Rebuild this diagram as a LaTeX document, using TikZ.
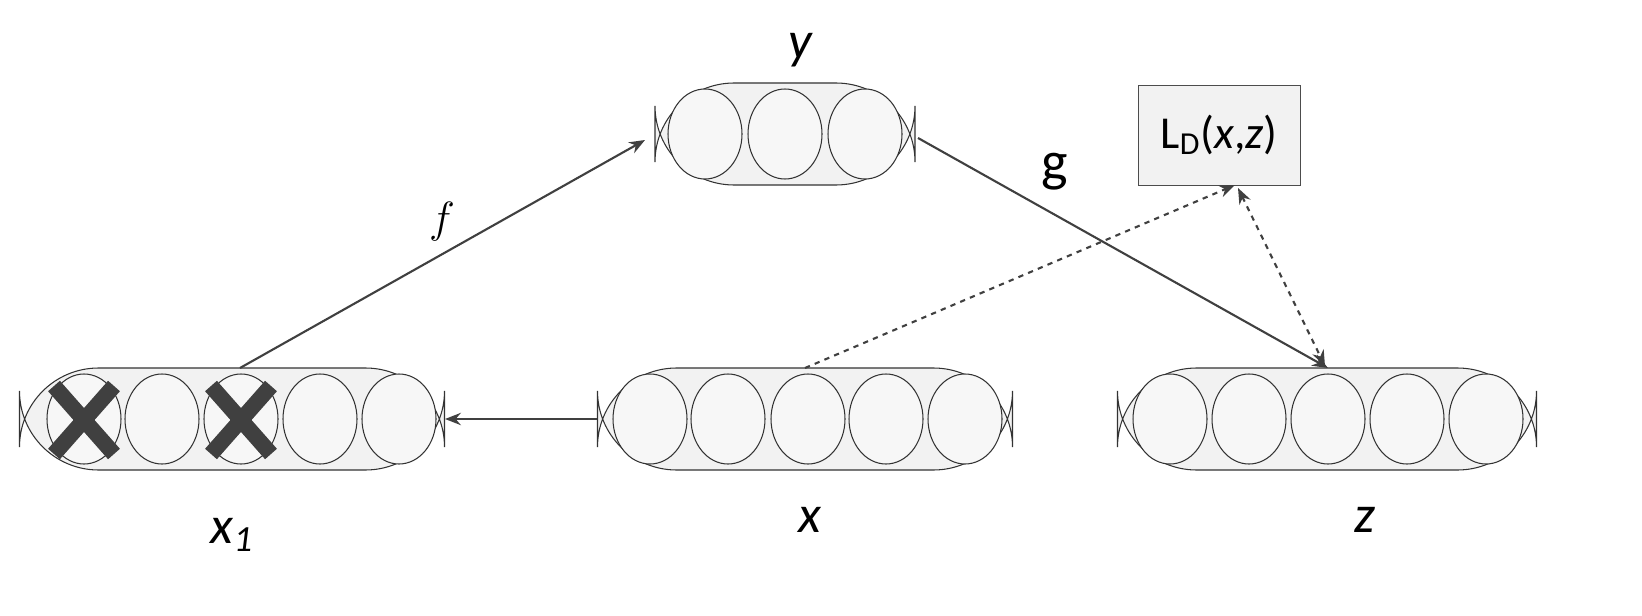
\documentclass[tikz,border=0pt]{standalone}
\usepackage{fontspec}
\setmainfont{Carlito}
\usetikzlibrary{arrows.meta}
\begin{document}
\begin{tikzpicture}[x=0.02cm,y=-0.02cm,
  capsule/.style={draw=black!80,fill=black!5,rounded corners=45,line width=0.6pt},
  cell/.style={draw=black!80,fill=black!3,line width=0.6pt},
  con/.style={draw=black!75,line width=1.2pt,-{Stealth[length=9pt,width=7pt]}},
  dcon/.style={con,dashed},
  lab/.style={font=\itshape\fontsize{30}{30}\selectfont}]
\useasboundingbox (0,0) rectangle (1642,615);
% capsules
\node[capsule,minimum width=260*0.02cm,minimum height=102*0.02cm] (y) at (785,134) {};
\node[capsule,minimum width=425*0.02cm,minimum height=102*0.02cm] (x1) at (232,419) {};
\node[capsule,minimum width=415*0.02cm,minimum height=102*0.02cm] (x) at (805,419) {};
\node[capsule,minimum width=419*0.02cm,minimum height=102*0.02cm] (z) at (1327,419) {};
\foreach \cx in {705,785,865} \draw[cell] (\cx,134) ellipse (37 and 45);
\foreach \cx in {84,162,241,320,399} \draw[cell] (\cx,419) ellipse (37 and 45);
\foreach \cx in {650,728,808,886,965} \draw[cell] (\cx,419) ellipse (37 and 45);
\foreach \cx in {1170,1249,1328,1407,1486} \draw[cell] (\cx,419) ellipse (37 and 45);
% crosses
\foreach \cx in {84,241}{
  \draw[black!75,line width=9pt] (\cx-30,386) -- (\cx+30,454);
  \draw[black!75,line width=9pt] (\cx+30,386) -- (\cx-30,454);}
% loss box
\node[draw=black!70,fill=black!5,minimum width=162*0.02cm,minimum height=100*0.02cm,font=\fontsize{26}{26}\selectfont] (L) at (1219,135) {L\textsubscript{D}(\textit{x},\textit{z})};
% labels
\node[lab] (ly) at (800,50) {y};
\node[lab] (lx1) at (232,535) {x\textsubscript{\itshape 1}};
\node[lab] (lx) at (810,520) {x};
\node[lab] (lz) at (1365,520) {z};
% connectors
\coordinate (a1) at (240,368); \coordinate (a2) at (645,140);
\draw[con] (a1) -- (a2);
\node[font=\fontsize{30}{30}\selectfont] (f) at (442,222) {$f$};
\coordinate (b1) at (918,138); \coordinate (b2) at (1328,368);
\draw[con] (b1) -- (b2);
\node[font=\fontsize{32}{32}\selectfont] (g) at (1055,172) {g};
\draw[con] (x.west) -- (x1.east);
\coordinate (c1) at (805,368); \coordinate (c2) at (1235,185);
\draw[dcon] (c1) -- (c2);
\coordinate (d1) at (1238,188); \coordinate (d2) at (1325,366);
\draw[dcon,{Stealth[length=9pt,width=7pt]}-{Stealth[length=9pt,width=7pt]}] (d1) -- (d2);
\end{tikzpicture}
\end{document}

= = = =

> The task
All of the lines above should be retyped precisely, apart from the pictures.

> Task solution
Rebuild this diagram as a LaTeX document, using TikZ.
\documentclass[tikz,border=0pt]{standalone}
\usepackage{fontspec}
\setmainfont{Carlito}
\usetikzlibrary{arrows.meta}
\begin{document}
\begin{tikzpicture}[x=0.02cm,y=-0.02cm,
  capsule/.style={draw=black!80,fill=black!5,rounded corners=45,line width=0.6pt},
  cell/.style={draw=black!80,fill=black!3,line width=0.6pt},
  con/.style={draw=black!75,line width=1.2pt,-{Stealth[length=9pt,width=7pt]}},
  dcon/.style={con,dashed},
  lab/.style={font=\itshape\fontsize{30}{30}\selectfont}]
\useasboundingbox (0,0) rectangle (1642,615);
% capsules
\node[capsule,minimum width=260*0.02cm,minimum height=102*0.02cm] (y) at (785,134) {};
\node[capsule,minimum width=425*0.02cm,minimum height=102*0.02cm] (x1) at (232,419) {};
\node[capsule,minimum width=415*0.02cm,minimum height=102*0.02cm] (x) at (805,419) {};
\node[capsule,minimum width=419*0.02cm,minimum height=102*0.02cm] (z) at (1327,419) {};
\foreach \cx in {705,785,865} \draw[cell] (\cx,134) ellipse (37 and 45);
\foreach \cx in {84,162,241,320,399} \draw[cell] (\cx,419) ellipse (37 and 45);
\foreach \cx in {650,728,808,886,965} \draw[cell] (\cx,419) ellipse (37 and 45);
\foreach \cx in {1170,1249,1328,1407,1486} \draw[cell] (\cx,419) ellipse (37 and 45);
% crosses
\foreach \cx in {84,241}{
  \draw[black!75,line width=9pt] (\cx-30,386) -- (\cx+30,454);
  \draw[black!75,line width=9pt] (\cx+30,386) -- (\cx-30,454);}
% loss box
\node[draw=black!70,fill=black!5,minimum width=162*0.02cm,minimum height=100*0.02cm,font=\fontsize{26}{26}\selectfont] (L) at (1219,135) {L\textsubscript{D}(\textit{x},\textit{z})};
% labels
\node[lab] (ly) at (800,50) {y};
\node[lab] (lx1) at (232,535) {x\textsubscript{\itshape 1}};
\node[lab] (lx) at (810,520) {x};
\node[lab] (lz) at (1365,520) {z};
% connectors
\coordinate (a1) at (240,368); \coordinate (a2) at (645,140);
\draw[con] (a1) -- (a2);
\node[font=\fontsize{30}{30}\selectfont] (f) at (442,222) {$f$};
\coordinate (b1) at (918,138); \coordinate (b2) at (1328,368);
\draw[con] (b1) -- (b2);
\node[font=\fontsize{32}{32}\selectfont] (g) at (1055,172) {g};
\draw[con] (x.west) -- (x1.east);
\coordinate (c1) at (805,368); \coordinate (c2) at (1235,185);
\draw[dcon] (c1) -- (c2);
\coordinate (d1) at (1238,188); \coordinate (d2) at (1325,366);
\draw[dcon,{Stealth[length=9pt,width=7pt]}-{Stealth[length=9pt,width=7pt]}] (d1) -- (d2);
\end{tikzpicture}
\end{document}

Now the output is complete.